The newly developed method extends previous studies to three dimensional flows which have wide applications in ocean, coastal and hydraulic engineering which can benefit from the advantages of the LBM including their performance in HPC environments. The LBM performance was investigated on central processing units (CPU)-based and graphics processing unit (GPU)-based HPC environments. As shown in Figure 1a, we have optimized the CPU-based code to achieve 16 times speedup on 16 processors. It shows the parallel scalability with increasing number of threads. Figure 1b shows the GPU-based code achieved 10 times speedup on one GPU. It shows the parallel speedup scalability with increasing problem size.
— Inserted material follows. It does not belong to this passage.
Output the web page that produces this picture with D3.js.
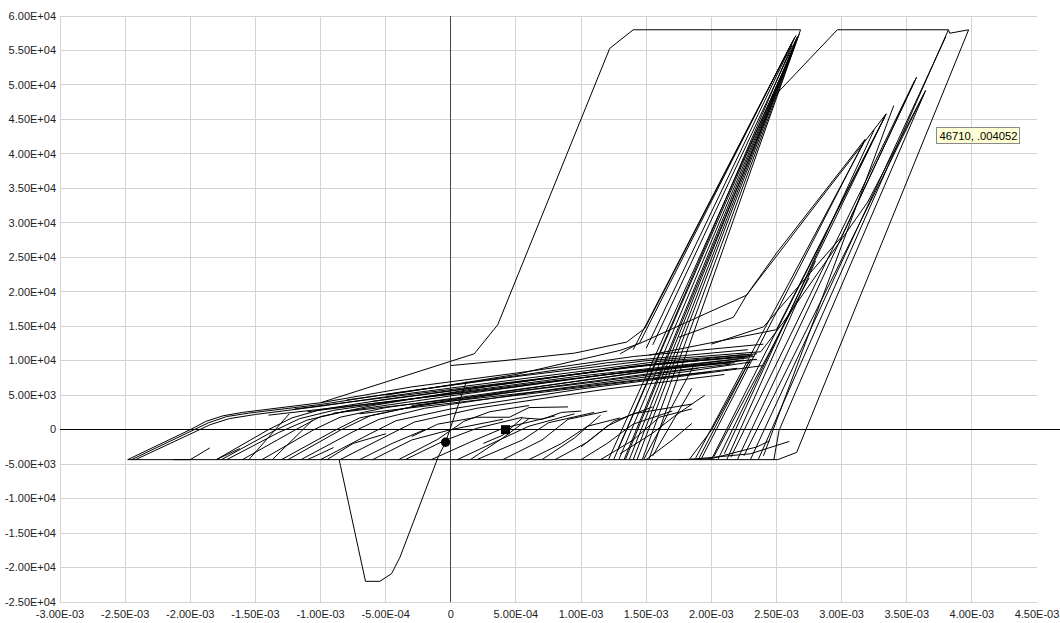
<!DOCTYPE html>
<html>
<head>
<meta charset="utf-8">
<script src="https://cdn.jsdelivr.net/npm/d3@7"></script>
<style>
  body { margin: 0; background: #fff; }
  svg { display: block; }
  text { font-family: "Liberation Sans", Arial, sans-serif; font-size: 11px; fill: #222; }
</style>
</head>
<body>
<svg width="1060" height="623"></svg>
<script>
// axis ticks
const xTicks = [-3e-3, -2.5e-3, -2e-3, -1.5e-3, -1e-3, -5e-4, 0, 5e-4, 1e-3, 1.5e-3, 2e-3, 2.5e-3, 3e-3, 3.5e-3, 4e-3, 4.5e-3];
const yTicks = [-25000, -20000, -15000, -10000, -5000, 0, 5000, 10000, 15000, 20000, 25000, 30000, 35000, 40000, 45000, 50000, 55000, 60000];

// [strain, force] polylines
const bottomPlateau = [[-2.48e-3, -4350], [2.51e-3, -4350], [2.655e-3, -3300]];

const firstEnvelope = [[-2.48e-3, -4350], [-2.0e-3, 0], [-1.88e-3, 1200], [-1.75e-3, 2000], [-1.6e-3, 2500],
  [-1.0e-3, 3900], [0.18e-3, 11000], [0.36e-3, 15200], [1.22e-3, 55300], [1.40e-3, 58000], [2.685e-3, 58000]];

const secondEnvelope = [[2.655e-3, -3300], [3.975e-3, 58000], [3.83e-3, 57500], [3.82e-3, 58000],
  [2.967e-3, 58000], [2.49e-3, 48500], [1.34e-3, -4350]];

const negativeDip = [[-0.857e-3, -4350], [-0.655e-3, -22000], [-0.545e-3, -22000], [-0.455e-3, -20900],
  [-0.39e-3, -18500], [-0.097e-3, -3960], [-0.04e-3, -1830], [0.07e-3, 4300], [0.12e-3, 7000]];

const firstBundle = [
  [[2.685e-3, 58000], [1.52e-3, -4350]],
  [[2.675e-3, 57400], [1.47e-3, -4350]],
  [[2.665e-3, 57000], [1.43e-3, -4350]],
  [[2.655e-3, 56600], [1.40e-3, -4350]],
  [[2.645e-3, 56200], [1.37e-3, -4350]],
  [[2.635e-3, 55700], [1.33e-3, -4350]],
  [[2.625e-3, 55200], [1.29e-3, -4350]],
  [[2.61e-3, 54600], [1.25e-3, -4350]],
  [[2.60e-3, 54000], [1.21e-3, -4350]],
  [[2.62e-3, 55800], [1.28e-3, -3000]],
  [[0, 9300], [0.4e-3, 10000], [0.95e-3, 11100], [1.35e-3, 12700], [1.49e-3, 14700], [2.63e-3, 56500]],
  [[1.30e-3, 11000], [1.45e-3, 12600], [2.62e-3, 56200]],
  [[1.40e-3, 11600], [2.64e-3, 56900]],
  [[1.50e-3, 11800], [2.65e-3, 57200]],
  [[1.55e-3, 12300], [2.66e-3, 57000]]
];

const secondBundle = [
  [[3.82e-3, 58000], [2.36e-3, -4350]],
  [[3.80e-3, 57000], [2.30e-3, -4350]],
  [[3.575e-3, 51100], [2.20e-3, -4350]],
  [[3.56e-3, 50600], [2.15e-3, -4000]],
  [[3.645e-3, 49200], [2.52e-3, -100], [2.48e-3, -4350]],
  [[3.63e-3, 48600], [2.25e-3, -3800]],
  [[3.342e-3, 45800], [2.05e-3, -4350]],
  [[3.33e-3, 45300], [2.0e-3, -4350]],
  [[3.18e-3, 42100], [1.92e-3, -4350]],
  [[3.17e-3, 41600], [1.88e-3, -4100]],
  [[3.25e-3, 43500], [2.10e-3, -3500]],
  [[3.40e-3, 47000], [2.40e-3, -3800]],
  [[2.80e-3, 24500], [2.12e-3, -4300]],
  [[2.75e-3, 22000], [2.02e-3, -3900]]
];

const risingBranches = [
  [[1.45e-3, 12500], [2.27e-3, 19500], [2.50e-3, 25600], [3.18e-3, 42100]],
  [[1.75e-3, 13400], [2.17e-3, 16300], [2.27e-3, 19500], [2.83e-3, 33300], [3.342e-3, 45800]],
  [[2.0e-3, 12400], [2.40e-3, 14900], [3.0e-3, 28000], [3.575e-3, 51100]],
  [[1.52e-3, 10800], [2.50e-3, 14500], [3.342e-3, 45800]],
  [[2.38e-3, 11300], [2.55e-3, 15500], [3.2e-3, 33000], [3.645e-3, 49200]]
];

const bandLines = [
  [[-2.45e-3, -4350], [-1.97e-3, 0], [-1.86e-3, 1000], [-1.72e-3, 1900], [-1.55e-3, 2400], [-1.0e-3, 3650], [-0.4e-3, 5400], [0.5e-3, 7700], [1.5e-3, 10000], [2.38e-3, 11300]],
  [[-2.42e-3, -4350], [-1.95e-3, -200], [-1.85e-3, 700], [-1.7e-3, 1600], [-1.5e-3, 2200], [-1.0e-3, 3400], [-0.3e-3, 5300], [0.6e-3, 7500], [1.6e-3, 9900], [2.35e-3, 11000]],
  [[-1.80e-3, -4350], [-1.40e-3, 0], [-1.22e-3, 1700], [-1.0e-3, 2900], [-0.5e-3, 4400], [0.5e-3, 6900], [1.5e-3, 9300], [2.30e-3, 10700]],
  [[-1.76e-3, -4350], [-1.36e-3, -200], [-1.16e-3, 1600], [-0.9e-3, 2800], [0, 5300], [1.0e-3, 7800], [2.28e-3, 10400]],
  [[-1.72e-3, -4350], [-1.32e-3, -400], [-1.10e-3, 1400], [-0.8e-3, 2700], [0, 4900], [1.2e-3, 8000], [2.25e-3, 10100]],
  [[-1.60e-3, -4350], [-1.20e-3, -100], [-1.0e-3, 1900], [-0.6e-3, 3500], [0.3e-3, 6300], [1.3e-3, 8900], [2.32e-3, 10800]],
  [[-1.45e-3, -4350], [-1.05e-3, 0], [-0.85e-3, 1800], [-0.5e-3, 3200], [0.5e-3, 5800], [1.5e-3, 8400], [2.2e-3, 9900]],
  [[-1.30e-3, -4350], [-0.90e-3, -200], [-0.70e-3, 1700], [-0.3e-3, 3300], [0.6e-3, 5800], [1.6e-3, 8300], [2.15e-3, 9500]],
  [[-1.25e-3, -4350], [-0.85e-3, -100], [-0.62e-3, 2000], [-0.2e-3, 3700], [0.7e-3, 6300], [1.7e-3, 9000], [2.35e-3, 10200]],
  [[-1.15e-3, -4350], [-0.75e-3, -300], [-0.55e-3, 1500], [-0.2e-3, 3100], [0.8e-3, 5900], [1.8e-3, 8400], [2.3e-3, 9800]],
  [[-1.0e-3, -4350], [-0.62e-3, -600], [-0.42e-3, 1300], [0, 3000], [1.0e-3, 5900], [2.0e-3, 8300], [2.4e-3, 9300]],
  [[-0.85e-3, -4350], [-0.48e-3, -800], [-0.28e-3, 1100], [0.2e-3, 3100], [1.2e-3, 5900], [2.1e-3, 8000]],
  [[-1.0e-3, 3900], [-0.3e-3, 6200], [0.5e-3, 8200], [1.4e-3, 10600], [2.4e-3, 12400]],
  [[-0.5e-3, 5000], [0.5e-3, 8000], [1.3e-3, 11500], [1.45e-3, 12500]],
  [[-0.8e-3, 4300], [0.2e-3, 7000], [1.2e-3, 9700], [2.28e-3, 11600]],
  [[-0.6e-3, 4100], [0.4e-3, 6600], [1.4e-3, 9200], [2.26e-3, 10900]],
  [[-1.2e-3, 3000], [-0.4e-3, 4900], [0.6e-3, 7200], [1.6e-3, 9600], [2.33e-3, 10600]],
  [[-1.1e-3, 2600], [-0.2e-3, 4700], [0.8e-3, 7100], [1.8e-3, 9300], [2.22e-3, 10300]],
  [[-0.9e-3, 2400], [0.1e-3, 4600], [1.1e-3, 6900], [1.9e-3, 8900]],
  [[-0.7e-3, 2300], [0.3e-3, 4500], [1.3e-3, 6800], [2.0e-3, 8400]],
  [[-1.4e-3, 2100], [-0.6e-3, 3800], [0.4e-3, 6000], [1.4e-3, 8500], [2.18e-3, 9700]],
  [[-0.3e-3, 3500], [0.7e-3, 5600], [1.7e-3, 7800], [2.2e-3, 8900]]
];

const shortLoops = [
  [[-0.6e-3, -4350], [-0.3e-3, -1500], [0, 0], [0.4e-3, 1500]],
  [[-0.35e-3, -4350], [-0.05e-3, -1600], [0.2e-3, 200], [0.55e-3, 1800]],
  [[-0.15e-3, -4350], [0.15e-3, -1800], [0.4e-3, 200], [0.8e-3, 2000]],
  [[0.05e-3, -4350], [0.35e-3, -1700], [0.6e-3, 500], [0.95e-3, 2300]],
  [[0.2e-3, -4350], [0.55e-3, -1500], [0.75e-3, 1000], [1.1e-3, 2500]],
  [[0.4e-3, -4350], [0.7e-3, -1500], [0.9e-3, 1500], [1.2e-3, 2700]],
  [[0.6e-3, -4350], [0.85e-3, -2000], [1.05e-3, 500], [1.3e-3, 1700]],
  [[0.8e-3, -4350], [1.05e-3, -1800], [1.25e-3, 1200], [1.55e-3, 3300]],
  [[1.0e-3, -4350], [1.2e-3, -2000], [1.4e-3, 800], [1.7e-3, 2700]],
  [[1.15e-3, -4350], [1.4e-3, -1500], [1.6e-3, 1800], [1.85e-3, 3000]],
  [[1.5e-3, -4350], [1.7e-3, -1500], [1.85e-3, 900]],
  [[-0.4e-3, -4350], [-0.1e-3, -1400], [0.1e-3, 1200], [0.3e-3, 2600], [0.6e-3, 3500]],
  [[0.25e-3, -2000], [0.4e-3, -800], [0.55e-3, 1700], [0.7e-3, 1500], [0.85e-3, 2500], [1.0e-3, 2700]],
  [[-0.3e-3, -1000], [-0.1e-3, 800], [0.2e-3, 1800], [0.45e-3, 1800], [0.6e-3, 3200], [0.9e-3, 3300]],
  [[-1.8e-3, -4350], [-1.62e-3, -2750]],
  [[-2.13e-3, -4350], [-2.0e-3, -4350], [-1.85e-3, -2650]],
  [[-1.55e-3, -4350], [-1.24e-3, 2300]],
  [[-1.37e-3, -4350], [-1.06e-3, 1400]],
  [[-1.1e-3, -4350], [-0.9e-3, -2600]],
  [[-0.95e-3, -4350], [-0.75e-3, -2000], [-0.5e-3, -600]],
  [[-0.7e-3, -4350], [-0.45e-3, -2000], [-0.2e-3, 0]],
  [[1.75e-3, -4350], [2.0e-3, -4200], [2.35e-3, -2500], [2.45e-3, -1600]],
  [[1.82e-3, -4350], [2.3e-3, -3500], [2.6e-3, -1700]],
  [[1.0e-3, -2500], [1.2e-3, 500], [1.4e-3, 2300], [1.85e-3, 3700]],
  [[1.3e-3, -3500], [1.55e-3, -500], [1.72e-3, 2000], [1.95e-3, 5000]],
  [[1.48e-3, -4350], [1.86e-3, 9100]],
  [[1.55e-3, -3800], [1.85e-3, 6000]],
  [[1.90e-3, -4350], [2.3e-3, 10200]],
  [[1.83e-3, -4350], [2.0e-3, -100], [2.3e-3, 10200]],
  [[0.15e-3, -4350], [0.4e-3, -1200], [0.6e-3, 1600]],
  [[0.7e-3, -4350], [0.95e-3, -1200], [1.15e-3, 2100]]
];

const markerCircle = [-0.04e-3, -1830];
const markerSquare = [0.42e-3, 0];
const tooltipText = "46710, .004052";

const svg = d3.select("svg");
const x = d3.scaleLinear().domain([-3e-3, 4.5e-3]).range([60, 1037]);
const y = d3.scaleLinear().domain([-25000, 60000]).range([602, 16]);

function sci(v) {
    if (Math.abs(v) < 1e-12) return "0";
    let e = Math.floor(Math.log10(Math.abs(v)) + 1e-9);
    let m = v / Math.pow(10, e);
    const sign = e < 0 ? "-" : "+";
    return m.toFixed(2) + "E" + sign + String(Math.abs(e)).padStart(2, "0");
}

// grid
const grid = svg.append("g").attr("stroke", "#d3d3d3").attr("stroke-width", 1).attr("shape-rendering", "crispEdges");
grid.selectAll("line.v").data(xTicks.slice(0, -1)).enter().append("line")
    .attr("x1", d => x(d)).attr("x2", d => x(d)).attr("y1", y(60000)).attr("y2", y(-25000));
grid.selectAll("line.h").data(yTicks).enter().append("line")
    .attr("x1", x(-3e-3)).attr("x2", x(4.5e-3)).attr("y1", d => y(d)).attr("y2", d => y(d));

// zero axes
svg.append("line").attr("x1", x(0)).attr("x2", x(0)).attr("y1", y(60000)).attr("y2", y(-25000))
    .attr("stroke", "#444").attr("stroke-width", 1.3).attr("shape-rendering", "crispEdges");
svg.append("line").attr("x1", x(-3e-3)).attr("x2", 1060).attr("y1", y(0)).attr("y2", y(0))
    .attr("stroke", "#000").attr("stroke-width", 1).attr("shape-rendering", "crispEdges");

// tick labels
svg.append("g").selectAll("text").data(yTicks).enter().append("text")
    .attr("x", 56).attr("y", d => y(d)).attr("dy", "0.34em").attr("text-anchor", "end")
    .text(sci);
svg.append("g").selectAll("text").data(xTicks).enter().append("text")
    .attr("x", d => x(d)).attr("y", 618).attr("text-anchor", "middle")
    .text(sci);

// curves
const line = d3.line().x(d => x(d[0])).y(d => y(d[1]));
const allCurves = [bottomPlateau, firstEnvelope, secondEnvelope, negativeDip]
    .concat(firstBundle, secondBundle, risingBranches, bandLines, shortLoops);

svg.append("g").selectAll("path").data(allCurves).enter().append("path")
    .attr("d", line)
    .attr("fill", "none")
    .attr("stroke", "#000")
    .attr("stroke-width", 1)
    .attr("stroke-linejoin", "round");

// markers
svg.append("circle").attr("cx", x(markerCircle[0])).attr("cy", y(markerCircle[1])).attr("r", 4.7).attr("fill", "#000");
svg.append("rect").attr("x", x(markerSquare[0]) - 4.5).attr("y", y(markerSquare[1]) - 4.5)
    .attr("width", 9).attr("height", 9).attr("fill", "#000");

// tooltip
const tip = svg.append("g");
tip.append("rect").attr("x", 936.5).attr("y", 127.5).attr("width", 83).attr("height", 16)
    .attr("fill", "#ffffd5").attr("stroke", "#8a8a8a");
tip.append("text").attr("x", 939.5).attr("y", 140).attr("textLength", 78).attr("lengthAdjust", "spacingAndGlyphs")
    .style("font-size", "11.5px").style("fill", "#000")
    .text(tooltipText);
</script>
</body>
</html>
This development could lead to new solvers that are optimized for next generation HPC systems involving both CPUs and GPUs.
The LBM code was successfully applied to mass transport in a dam break problem as shown in Figure 2. The high water (north) and low water (south) were initially separated by an impermeable boundary (dam). Water upstream contains 70% of passive solution concentration and downstream contains concentration of 20%. A portion of the impermeable boundary was immediately missing (dam break) triggers strong interaction between both waters in flow and concentration. The diffusion coefficient was set a very small value to test the LBM code for simulating advection-dominant mass transport problem. Figure 2a-d shows the concentration movement over different times. The distributions of flow velocities for different time are shown in Figure 2e-h. The developed LBM code is able to hand this problem.
Address Goals
The development of the LBM strategy for shallow water flows will allow a computationally cost effective rationalization of the multi-scale phenomena in such flow systems. This is enabling insight into new physics supporting the primary strategic goal.
The research is being conducted with the HPC infrastructure at LSU and is pushing the frontiers of high performance computing and cyber infrastructure from this perspective.